## RAW DATA

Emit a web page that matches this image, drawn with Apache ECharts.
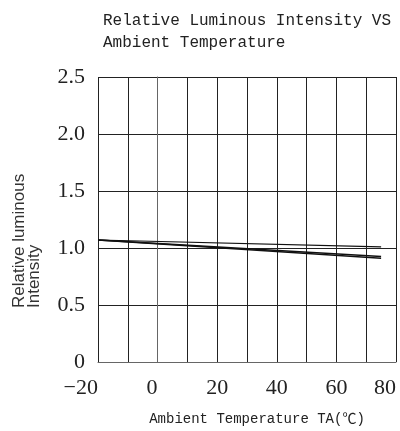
<!DOCTYPE html>
<html>
<head>
<meta charset="utf-8">
<script src="https://cdn.jsdelivr.net/npm/echarts@6/dist/echarts.min.js"></script>
<style>html,body{margin:0;padding:0;background:#fff;}#c{width:400px;height:431px;}</style>
</head>
<body>
<div id="c"></div>
<script>
// Data
var temps = [-20, 75];
var lineA = [1.07, 1.01];
var lineB = [1.07, 0.925];
var lineC = [1.07, 0.91];
var xTicks = [-20, 0, 20, 40, 60, 80];
var yTicks = [0, 0.5, 1.0, 1.5, 2.0, 2.5];

function pairs(xs, ys) { return xs.map(function (x, i) { return [x, ys[i]]; }); }

var chart = echarts.init(document.getElementById('c'), null, {renderer: 'canvas'});
var serif = '"Liberation Serif", "DejaVu Serif", serif';
var mono = '"Liberation Mono", "DejaVu Sans Mono", "Noto Sans CJK SC", monospace';

chart.setOption({
  animation: false,
  backgroundColor: '#fff',
  title: {
    text: 'Relative Luminous Intensity VS\nAmbient Temperature',
    left: 98,
    top: 5,
    textStyle: {fontFamily: mono, fontSize: 16, fontWeight: 'normal', color: '#222', lineHeight: 22}
  },
  grid: {left: 98, right: 4, top: 77, bottom: 68, containLabel: false},
  xAxis: {
    type: 'value', min: -20, max: 80, interval: 10,
    name: 'Ambient Temperature TA(℃)', nameLocation: 'middle', nameGap: 50,
    nameTextStyle: {fontFamily: mono, fontSize: 14, color: '#222', padding: [0, 0, 0, 20]},
    axisLine: {show: true, lineStyle: {color: '#666', width: 1}},
    axisTick: {show: false},
    splitLine: {show: true, lineStyle: {color: '#222', width: 1}},
    axisLabel: {
      margin: 15, fontFamily: serif, fontSize: 22, color: '#222',
      alignMinLabel: 'right', alignMaxLabel: 'right',
      formatter: function (v) {
        if (xTicks.indexOf(v) < 0) return '';
        if (v === 0) return '{z|0}';
        return v < 0 ? '\u2212' + Math.abs(v) : String(v);
      },
      rich: {z: {fontFamily: serif, fontSize: 22, color: '#222', padding: [0, 11, 0, 0]}}
    }
  },
  yAxis: {
    type: 'value', min: 0, max: 2.5, interval: 0.5,
    axisLine: {show: true, lineStyle: {color: '#666', width: 1}},
    axisTick: {show: false},
    splitLine: {show: true, lineStyle: {color: '#222', width: 1}},
    axisLabel: {
      margin: 13, fontFamily: serif, fontSize: 22, color: '#222',
      formatter: function (v) { return v === 0 ? '0' : v.toFixed(1); }
    }
  },
  graphic: [{
    type: 'text', x: 27, y: 308, rotation: Math.PI / 2,
    style: {
      text: 'Relative luminous\nIntensity',
      font: '17px "Liberation Sans", Arial, sans-serif',
      fill: '#333', align: 'left', verticalAlign: 'middle', lineHeight: 15
    }
  }],
  series: [
    {type: 'line', data: pairs(temps, lineA), symbol: 'none', lineStyle: {color: '#111', width: 1.2}},
    {type: 'line', data: pairs(temps, lineB), symbol: 'none', lineStyle: {color: '#111', width: 1.6}},
    {type: 'line', data: pairs(temps, lineC), symbol: 'none', lineStyle: {color: '#111', width: 1.6}}
  ]
});
</script>
</body>
</html>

## PROBLEM STATEMENT
Repeat the material above word for word, please, apart from its images.

## COMPLETE RESPONSE
Emit a web page that matches this image, drawn with Apache ECharts.
<!DOCTYPE html>
<html>
<head>
<meta charset="utf-8">
<script src="https://cdn.jsdelivr.net/npm/echarts@6/dist/echarts.min.js"></script>
<style>html,body{margin:0;padding:0;background:#fff;}#c{width:400px;height:431px;}</style>
</head>
<body>
<div id="c"></div>
<script>
// Data
var temps = [-20, 75];
var lineA = [1.07, 1.01];
var lineB = [1.07, 0.925];
var lineC = [1.07, 0.91];
var xTicks = [-20, 0, 20, 40, 60, 80];
var yTicks = [0, 0.5, 1.0, 1.5, 2.0, 2.5];

function pairs(xs, ys) { return xs.map(function (x, i) { return [x, ys[i]]; }); }

var chart = echarts.init(document.getElementById('c'), null, {renderer: 'canvas'});
var serif = '"Liberation Serif", "DejaVu Serif", serif';
var mono = '"Liberation Mono", "DejaVu Sans Mono", "Noto Sans CJK SC", monospace';

chart.setOption({
  animation: false,
  backgroundColor: '#fff',
  title: {
    text: 'Relative Luminous Intensity VS\nAmbient Temperature',
    left: 98,
    top: 5,
    textStyle: {fontFamily: mono, fontSize: 16, fontWeight: 'normal', color: '#222', lineHeight: 22}
  },
  grid: {left: 98, right: 4, top: 77, bottom: 68, containLabel: false},
  xAxis: {
    type: 'value', min: -20, max: 80, interval: 10,
    name: 'Ambient Temperature TA(℃)', nameLocation: 'middle', nameGap: 50,
    nameTextStyle: {fontFamily: mono, fontSize: 14, color: '#222', padding: [0, 0, 0, 20]},
    axisLine: {show: true, lineStyle: {color: '#666', width: 1}},
    axisTick: {show: false},
    splitLine: {show: true, lineStyle: {color: '#222', width: 1}},
    axisLabel: {
      margin: 15, fontFamily: serif, fontSize: 22, color: '#222',
      alignMinLabel: 'right', alignMaxLabel: 'right',
      formatter: function (v) {
        if (xTicks.indexOf(v) < 0) return '';
        if (v === 0) return '{z|0}';
        return v < 0 ? '\u2212' + Math.abs(v) : String(v);
      },
      rich: {z: {fontFamily: serif, fontSize: 22, color: '#222', padding: [0, 11, 0, 0]}}
    }
  },
  yAxis: {
    type: 'value', min: 0, max: 2.5, interval: 0.5,
    axisLine: {show: true, lineStyle: {color: '#666', width: 1}},
    axisTick: {show: false},
    splitLine: {show: true, lineStyle: {color: '#222', width: 1}},
    axisLabel: {
      margin: 13, fontFamily: serif, fontSize: 22, color: '#222',
      formatter: function (v) { return v === 0 ? '0' : v.toFixed(1); }
    }
  },
  graphic: [{
    type: 'text', x: 27, y: 308, rotation: Math.PI / 2,
    style: {
      text: 'Relative luminous\nIntensity',
      font: '17px "Liberation Sans", Arial, sans-serif',
      fill: '#333', align: 'left', verticalAlign: 'middle', lineHeight: 15
    }
  }],
  series: [
    {type: 'line', data: pairs(temps, lineA), symbol: 'none', lineStyle: {color: '#111', width: 1.2}},
    {type: 'line', data: pairs(temps, lineB), symbol: 'none', lineStyle: {color: '#111', width: 1.6}},
    {type: 'line', data: pairs(temps, lineC), symbol: 'none', lineStyle: {color: '#111', width: 1.6}}
  ]
});
</script>
</body>
</html>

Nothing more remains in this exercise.